МА: Ленинградская и московская литературные ситуации отличались друг от друга очень сильно и, я бы сказал, принципиально. Это были два разных способа литературного бытования. Ленинград — город небольшой, там все друг друга знали, и при всей разделенности на дружественные или, чаще, соперничающие друг с другом кружки и группы всегда имели друг друга в виду: образовывали единое пространство, единое поле. Что было, собственно, вполне продуктивно и даже напоминало нормальную литературную жизнь. Именно из-за этого, я думаю, там возникли и первые самиздатские журналы («37», «Часы» и т. д.), ведь их создатели хорошо знали своего читателя, отчасти даже в лицо.
ГО: Что в это время происходило в Москве с неофициальной жизнью?
МА: Москва поначалу жила куда более разрозненно: какими-то отдельными группами и компаниями, салонами, каждый как бы в своем окопчике. Часто они были осведомлены о взаимном существовании, но сообщались мало и как будто не желали друг друга учитывать — потому что в литературном плане каждая такая компания была, по существу, отдельной маленькой литературой, со своей иерархией, со своими установками. Помню популярный для того времени тост: «Выпьем за этот стол, за которым собралась вся русская литература». А где-то в соседнем районе за таким же столом собиралась другая «вся литература». Такой конгломерат малых литератур. Каждый из этих кружков имел своих лидеров, и как раз они, как наиболее социально активные, в начале 70-х начали уезжать из страны. Это привело к довольно быстрому изменению модели, и уже к концу 70-х московский андеграунд больше походил на какую-то единую структуру с нарабатывающейся общей иерархией, системой оповещения и собраниями, все менее салонными, с общей целью и взаимным сотрудничеством.
ГО: А как Вы относились к деятельности клуба «Поэзия»?
МА: Поначалу с недоверием — как к возможному аналогу официального писательского союза. Но мой товарищ, Дмитрий Александрович Пригов, охотно поддерживавший все новые начинания, вступил и в этот клуб. И стал нас агитировать, говоря, что это дело полезное. Я, кажется, последним из своей компании стал членом этого клуба, но в общем не пожалел: масса новых знакомств плюс какие-то возможности выступлений. Впрочем, не слишком завидные: я там выступал всего один раз.

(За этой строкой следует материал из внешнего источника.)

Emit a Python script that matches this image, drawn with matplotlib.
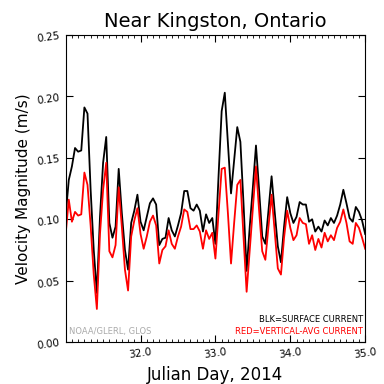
"""
Vitesse du courant pres de Kingston (Ontario), jours juliens 31-35 2014.
Courant de surface (noir) et courant moyenne verticale (rouge).
"""
import matplotlib
matplotlib.use("Agg")
import matplotlib.pyplot as plt
import numpy as np
from matplotlib.ticker import FormatStrFormatter, MultipleLocator

# pas horaire, jour julien 31.0 -> 35.0
START_DAY = 31.0
hours = np.arange(97)
day_ticks = [32.0, 33.0, 34.0, 35.0]

surface = [
    0.103, 0.132, 0.143, 0.158, 0.155, 0.156, 0.191, 0.186, 0.124, 0.075,
    0.040, 0.102, 0.146, 0.167, 0.097, 0.085, 0.094, 0.141, 0.105, 0.075,
    0.059, 0.097, 0.107, 0.120, 0.098, 0.091, 0.102, 0.113, 0.117, 0.112,
    0.079, 0.084, 0.085, 0.101, 0.091, 0.086, 0.095, 0.105, 0.123, 0.123,
    0.109, 0.107, 0.112, 0.107, 0.090, 0.104, 0.097, 0.101, 0.080, 0.135,
    0.188, 0.203, 0.162, 0.121, 0.148, 0.175, 0.163, 0.113, 0.058, 0.094,
    0.126, 0.160, 0.124, 0.086, 0.080, 0.107, 0.135, 0.106, 0.078, 0.065,
    0.094, 0.118, 0.105, 0.097, 0.102, 0.114, 0.112, 0.112, 0.098, 0.100,
    0.090, 0.094, 0.090, 0.099, 0.095, 0.101, 0.097, 0.103, 0.112, 0.124,
    0.113, 0.101, 0.098, 0.110, 0.106, 0.099, 0.088,
]

vertical_avg = [
    0.088, 0.116, 0.098, 0.106, 0.103, 0.104, 0.138, 0.128, 0.095, 0.055,
    0.027, 0.088, 0.124, 0.146, 0.074, 0.069, 0.079, 0.126, 0.094, 0.059,
    0.042, 0.086, 0.099, 0.109, 0.088, 0.076, 0.086, 0.098, 0.103, 0.095,
    0.064, 0.075, 0.078, 0.091, 0.080, 0.076, 0.086, 0.094, 0.108, 0.106,
    0.092, 0.092, 0.095, 0.090, 0.076, 0.091, 0.084, 0.089, 0.068, 0.105,
    0.141, 0.142, 0.105, 0.064, 0.097, 0.128, 0.132, 0.086, 0.041, 0.075,
    0.109, 0.143, 0.107, 0.074, 0.067, 0.094, 0.120, 0.090, 0.060, 0.055,
    0.085, 0.107, 0.093, 0.083, 0.087, 0.101, 0.097, 0.096, 0.080, 0.087,
    0.075, 0.084, 0.077, 0.089, 0.082, 0.087, 0.083, 0.093, 0.098, 0.108,
    0.097, 0.082, 0.080, 0.097, 0.093, 0.085, 0.076,
]

day = START_DAY + hours / 24.0

fig = plt.figure(figsize=(3.84, 3.84), dpi=100)
ax = fig.add_axes([0.171, 0.109, 0.780, 0.800])

ax.plot(day, surface, color="black", lw=1.3)
ax.plot(day, vertical_avg, color="red", lw=1.3)

ax.set_xlim(31.0, 35.0)
ax.set_ylim(0.0, 0.25)
ax.set_xticks(day_ticks)
ax.xaxis.set_minor_locator(MultipleLocator(1.0 / 12))
ax.yaxis.set_major_locator(MultipleLocator(0.05))
ax.xaxis.set_major_formatter(FormatStrFormatter("%.1f"))
ax.yaxis.set_major_formatter(FormatStrFormatter("%.2f"))
ax.tick_params(which="both", direction="in", top=True, right=True)
ax.tick_params(which="major", length=5, labelsize=7.5)
ax.tick_params(which="minor", length=2.5)
for lab in ax.get_xticklabels() + ax.get_yticklabels():
    lab.set_rotation(8)

ax.set_title("Near Kingston, Ontario", fontsize=14)
ax.set_xlabel("Julian Day, 2014", fontsize=12)
ax.set_ylabel("Velocity Magnitude (m/s)", fontsize=11)

ax.text(0.012, 0.035, "NOAA/GLERL, GLOS", transform=ax.transAxes,
        fontsize=6, color="#aaaaaa", ha="left", va="center")
ax.text(0.993, 0.075, "BLK=SURFACE CURRENT", transform=ax.transAxes,
        fontsize=6, color="black", ha="right", va="center")
ax.text(0.993, 0.035, "RED=VERTICAL-AVG CURRENT", transform=ax.transAxes,
        fontsize=6, color="red", ha="right", va="center")

fig.savefig("out.png", dpi=100)
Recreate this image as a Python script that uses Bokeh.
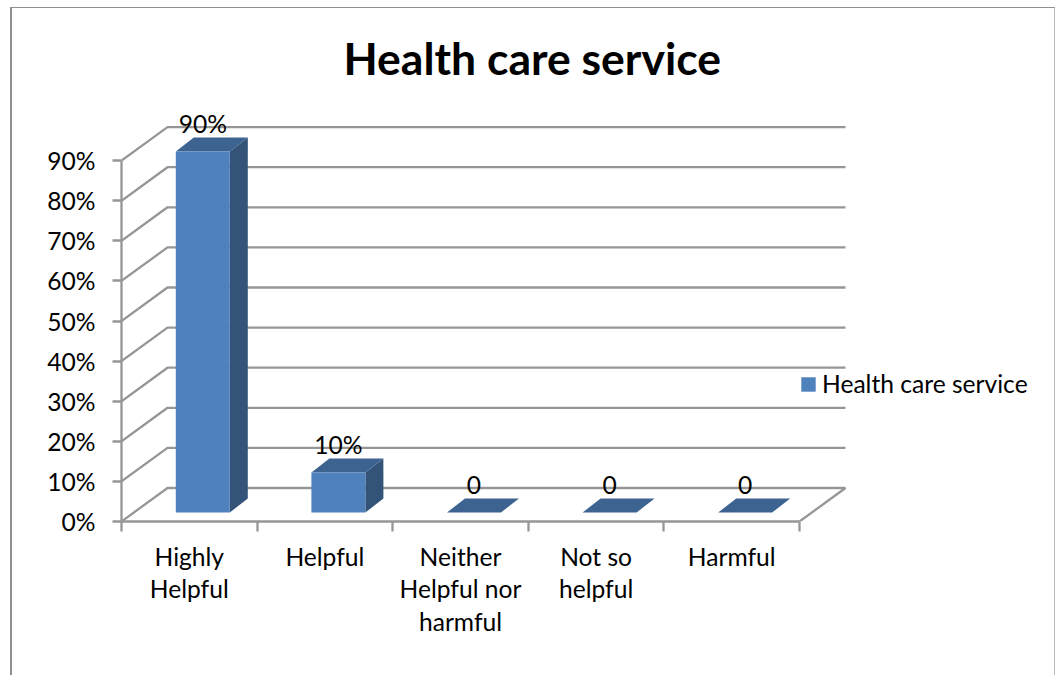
from bokeh.embed import file_html
from bokeh.resources import INLINE
from bokeh.plotting import figure
from bokeh.models import (ColumnDataSource, Range1d, LinearAxis, FixedTicker, NumeralTickFormatter,
                          Legend, LegendItem)
from bokeh.core.properties import value

title_text = "Health care service"
series_name = "Health care service"
categories = ["Highly\nHelpful", "Helpful", "Neither\nHelpful nor\nharmful", "Not so\nhelpful", "Harmful"]
values = [0.90, 0.10, 0.0, 0.0, 0.0]
value_labels = ["90%", "10%", "0", "0", "0"]
y_ticks = [0.0, 0.1, 0.2, 0.3, 0.4, 0.5, 0.6, 0.7, 0.8, 0.9]

W, H = 1055, 675
ML, MB, MT = 121, 154, 108
PX_X = 135.6      # pixels per category
PX_Y = 401.0      # pixels per 100 %
FONT = "Lato"
FS = "24.6px"
GRID = "#969696"

fw, fh = W - ML, H - MB - MT
p = figure(width=W, height=H, output_backend="svg", toolbar_location=None,
           x_range=Range1d(0, fw / PX_X), y_range=Range1d(0, fh / PX_Y),
           x_axis_location=None, y_axis_location=None,
           min_border_left=ML, min_border_right=0, min_border_bottom=MB, min_border_top=MT,
           outline_line_color=None, title=title_text)
p.grid.visible = False
p.background_fill_color = "white"
p.stylesheets = [""":host::after { content: ''; position: absolute; left: 10px; top: 7px; right: 0; bottom: 0;
  border-left: 2.5px solid #8f8f8f; border-top: 1.5px solid #8f8f8f; border-right: 1px solid #b8b8b8;
  pointer-events: none; box-sizing: border-box; }"""]

p.title.text_font = FONT
p.title.text_font_size = "44.5px"
p.title.text_font_style = "bold"
p.title.text_color = "#000000"
p.title.align = "left"
p.title.offset = 222
p.title.standoff = 49

n = len(categories)
# 3D projection offsets in data units
wall_dx, wall_dy = 46 / PX_X, 33.5 / PX_Y
bar_dx, bar_dy = 18 / PX_X, 14 / PX_Y
bar_w = 54 / PX_X
bar_shift = 13.5 / PX_X
base = 9 / PX_Y

# walls and gridlines
gx, gy = [], []
for t in y_ticks:
    gx.append([0, wall_dx, n + wall_dx])
    gy.append([t, t + wall_dy, t + wall_dy])
gx.append([n, n + wall_dx])
gy.append([0, wall_dy])
p.multi_line(gx, gy, line_color=GRID, line_width=2.3)

# bars
cx = [i + 0.5 + bar_shift for i in range(n)]
lefts = [c - bar_w / 2 for c in cx]
rights = [c + bar_w / 2 for c in cx]
tops = [base + v for v in values]
bottoms = [base] * n

side_x = [[r, r + bar_dx, r + bar_dx, r] for r in rights]
side_y = [[b, b + bar_dy, t + bar_dy, t] for b, t in zip(bottoms, tops)]
top_x = [[l, l + bar_dx, r + bar_dx, r] for l, r in zip(lefts, rights)]
top_y = [[t, t + bar_dy, t + bar_dy, t] for t in tops]
p.patches(side_x, side_y, fill_color="#335379", line_color=None)
p.patches(top_x, top_y, fill_color="#3d6391", line_color=None)
front = p.quad(left=lefts, right=rights, bottom=bottoms, top=tops, fill_color="#4f81bd", line_color=None)

# value labels
src = ColumnDataSource(dict(x=cx, y=tops, t=value_labels))
p.text(x="x", y="y", text="t", source=src, text_align="center", text_baseline="middle",
       y_offset=-28, text_font=value(FONT), text_font_size=FS, text_color="#000000")

# axes
ya = LinearAxis(ticker=FixedTicker(ticks=y_ticks), formatter=NumeralTickFormatter(format="0%"),
                bounds=(0, y_ticks[-1]))
ya.axis_line_color = GRID
ya.axis_line_width = 2.3
ya.major_tick_line_color = GRID
ya.major_tick_line_width = 2.3
ya.major_tick_in = 0
ya.major_tick_out = 9
ya.minor_tick_line_color = None
ya.major_label_standoff = 17
ya.major_label_text_font = FONT
ya.major_label_text_font_size = FS
ya.major_label_text_color = "#000000"
p.add_layout(ya, "left")

mids = [i + 0.5 for i in range(n)]
xa = LinearAxis(ticker=FixedTicker(ticks=mids, minor_ticks=list(range(n + 1))), bounds=(0, n))
xa.major_label_overrides = dict(zip(mids, categories))
xa.axis_line_color = GRID
xa.axis_line_width = 2.3
xa.major_tick_line_color = None
xa.minor_tick_line_color = GRID
xa.minor_tick_line_width = 2.3
xa.minor_tick_in = 0
xa.minor_tick_out = 10
xa.major_label_standoff = 10
xa.major_label_text_font = FONT
xa.major_label_text_font_size = FS
xa.major_label_text_color = "#000000"
xa.major_label_text_line_height = 1.13
p.add_layout(xa, "below")

# legend
leg = Legend(items=[LegendItem(label=series_name, renderers=[front])], location=(678, 123),
             background_fill_alpha=0, border_line_color=None, glyph_width=18, glyph_height=18,
             label_text_font=FONT, label_text_font_size=FS, label_text_color="#000000",
             padding=0, margin=0, label_standoff=5)
p.add_layout(leg, "center")

open("out.html", "w").write(file_html(p, INLINE))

ГО: Но были же фигуры, которые не пытались уклониться от официоза. Кто-то мыслил о публикациях. Был, например, писатель Евгений Харитонов, который желал признания, о чем его биографист Алексей Конаков говорит на страницах «Поэтики подполья». К слову, Вы согласны ли с основными выводами книги, что Харитонова верно числить по разряду концептуалистов?
МА: Да, Женя действительно хотел публикаций и какой-то известности, даже многое для этого делал. Но все это была иллюзия: в семидесятые годы его тексты были практически неприемлемы даже для зарубежной периодики.
С выводами Конакова я могу в какой-то мере согласиться — в том отношении, что концептуалисты, придумывая новые приемы, по сути пытались создать новое состояние литературы. Тем же, но по-своему, занимался Харитонов, создавая какое-то новое вещество прозы. Недаром его сразу приметил Д.А.Пригов, оценил и крепко с ним сдружился. Такая дружба редко возникает без ощущения общего дела, общей задачи.
ГО: Новое вещество — оно образовалось?
МА: По моему ощущению, это произошло еще в работе Павла Улитина, где предъявлено не письмо-сочинение, а письмо-состояние, самым естественным образом соединяющее мышление и дыхание. Улитин, собственно, ни о чем другом и не думал, кроме как перевести мысль на бумагу, чтобы она не испачкалась об литературу. Рядом с его невероятно живым голосом другое чтение отдает именно бумагой, и к нему нужно себя заново приучать.
В том же направлении шли, как мне кажется, Венедикт Ерофеев, Леон Богданов и тот же Харитонов. Мнимых (или действительных) последователей Улитина я замечаю и среди молодых авторов, ищущих другой способ письма: другую связь мысли и слова, с которой только и можно как-то зафиксировать «голос существования».